THE REQUEST
Give all the lines below again, exactly, with no pictures.

SOURCE DATA
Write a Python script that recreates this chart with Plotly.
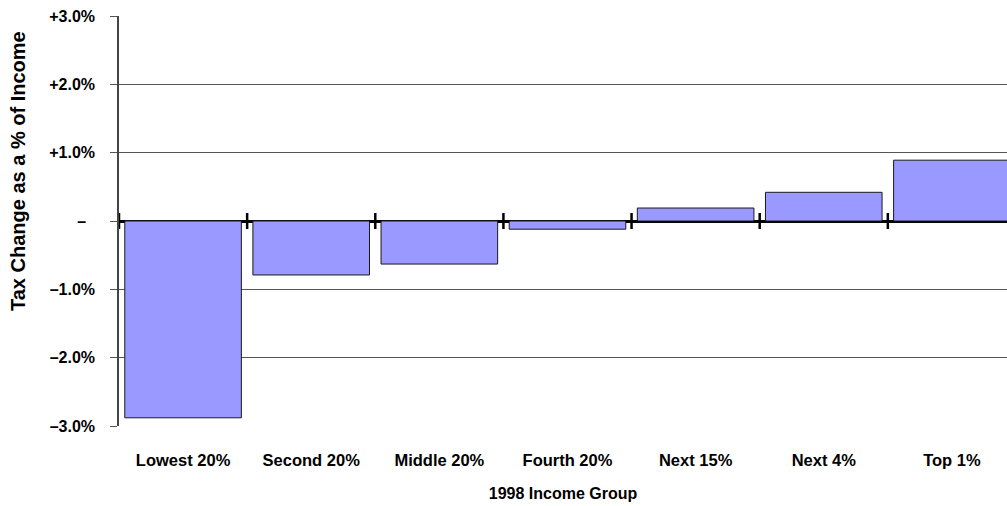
import plotly.graph_objects as go

# 1998 income groups and the change in tax as a share of income (percent)
groups = ["Lowest 20%", "Second 20%", "Middle 20%", "Fourth 20%",
          "Next 15%", "Next 4%", "Top 1%"]
tax_change = [-2.88, -0.79, -0.63, -0.12, 0.19, 0.42, 0.89]

y_tick_values = [3, 2, 1, 0, -1, -2, -3]
y_tick_labels = ["+3.0%", "+2.0%", "+1.0%", "\u2013\u2007", "\u20131.0%", "\u20132.0%", "\u20133.0%"]

FONT = "Liberation Sans Narrow, Arial Narrow, Liberation Sans, Arial, sans-serif"

fig = go.Figure()
fig.add_trace(go.Bar(
    x=list(range(len(groups))),
    y=tax_change,
    marker=dict(color="#9999FF", line=dict(color="#1a1a1a", width=1)),
    hoverinfo="skip",
))

# small boundary ticks crossing the zero line between the groups
for b in range(len(groups)):
    fig.add_shape(type="line", xref="x", yref="y", x0=b - 0.5, x1=b - 0.5,
                  ysizemode="pixel", yanchor=0, y0=-8, y1=8,
                  line=dict(color="black", width=2.5), layer="above")

# vertical axis title, set a little above the middle of the plot
fig.add_annotation(
    text="Tax Change as a % of Income", textangle=-90,
    xref="paper", yref="paper", x=-0.1137, y=0.622,
    xanchor="center", yanchor="middle", showarrow=False,
    font=dict(family=FONT, size=20, color="black", weight="bold"),
)

fig.update_layout(
    width=1007, height=506,
    margin=dict(l=119, r=0, t=16, b=80),
    paper_bgcolor="white", plot_bgcolor="white",
    bargap=0.09,
    showlegend=False,
    font=dict(family=FONT, color="black"),
    xaxis=dict(
        range=[-0.5, 6.43],
        tickmode="array",
        tickvals=list(range(len(groups))),
        ticktext=groups,
        tickfont=dict(family=FONT, size=16.5, color="black", weight="bold"),
        showgrid=False, zeroline=False, showline=False, ticks="",
        ticklabelstandoff=22,
        title=dict(text="1998 Income Group", standoff=20,
                   font=dict(family=FONT, size=16, color="black", weight="bold")),
    ),
    yaxis=dict(
        range=[-3, 3],
        tickmode="array",
        tickvals=y_tick_values,
        ticktext=y_tick_labels,
        tickfont=dict(family=FONT, size=16, color="black", weight="bold"),
        showgrid=True, gridcolor="#555555", gridwidth=1,
        zeroline=True, zerolinecolor="black", zerolinewidth=3,
        showline=True, linecolor="#444444", linewidth=1.5,
        ticks="outside", ticklen=7, tickcolor="#555555", tickwidth=1,
        ticklabelstandoff=12,
    ),
)

fig.write_html("out.html")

SOLUTION TO THIS TASK
Write a Python script that recreates this chart with Plotly.
import plotly.graph_objects as go

# 1998 income groups and the change in tax as a share of income (percent)
groups = ["Lowest 20%", "Second 20%", "Middle 20%", "Fourth 20%",
          "Next 15%", "Next 4%", "Top 1%"]
tax_change = [-2.88, -0.79, -0.63, -0.12, 0.19, 0.42, 0.89]

y_tick_values = [3, 2, 1, 0, -1, -2, -3]
y_tick_labels = ["+3.0%", "+2.0%", "+1.0%", "\u2013\u2007", "\u20131.0%", "\u20132.0%", "\u20133.0%"]

FONT = "Liberation Sans Narrow, Arial Narrow, Liberation Sans, Arial, sans-serif"

fig = go.Figure()
fig.add_trace(go.Bar(
    x=list(range(len(groups))),
    y=tax_change,
    marker=dict(color="#9999FF", line=dict(color="#1a1a1a", width=1)),
    hoverinfo="skip",
))

# small boundary ticks crossing the zero line between the groups
for b in range(len(groups)):
    fig.add_shape(type="line", xref="x", yref="y", x0=b - 0.5, x1=b - 0.5,
                  ysizemode="pixel", yanchor=0, y0=-8, y1=8,
                  line=dict(color="black", width=2.5), layer="above")

# vertical axis title, set a little above the middle of the plot
fig.add_annotation(
    text="Tax Change as a % of Income", textangle=-90,
    xref="paper", yref="paper", x=-0.1137, y=0.622,
    xanchor="center", yanchor="middle", showarrow=False,
    font=dict(family=FONT, size=20, color="black", weight="bold"),
)

fig.update_layout(
    width=1007, height=506,
    margin=dict(l=119, r=0, t=16, b=80),
    paper_bgcolor="white", plot_bgcolor="white",
    bargap=0.09,
    showlegend=False,
    font=dict(family=FONT, color="black"),
    xaxis=dict(
        range=[-0.5, 6.43],
        tickmode="array",
        tickvals=list(range(len(groups))),
        ticktext=groups,
        tickfont=dict(family=FONT, size=16.5, color="black", weight="bold"),
        showgrid=False, zeroline=False, showline=False, ticks="",
        ticklabelstandoff=22,
        title=dict(text="1998 Income Group", standoff=20,
                   font=dict(family=FONT, size=16, color="black", weight="bold")),
    ),
    yaxis=dict(
        range=[-3, 3],
        tickmode="array",
        tickvals=y_tick_values,
        ticktext=y_tick_labels,
        tickfont=dict(family=FONT, size=16, color="black", weight="bold"),
        showgrid=True, gridcolor="#555555", gridwidth=1,
        zeroline=True, zerolinecolor="black", zerolinewidth=3,
        showline=True, linecolor="#444444", linewidth=1.5,
        ticks="outside", ticklen=7, tickcolor="#555555", tickwidth=1,
        ticklabelstandoff=12,
    ),
)

fig.write_html("out.html")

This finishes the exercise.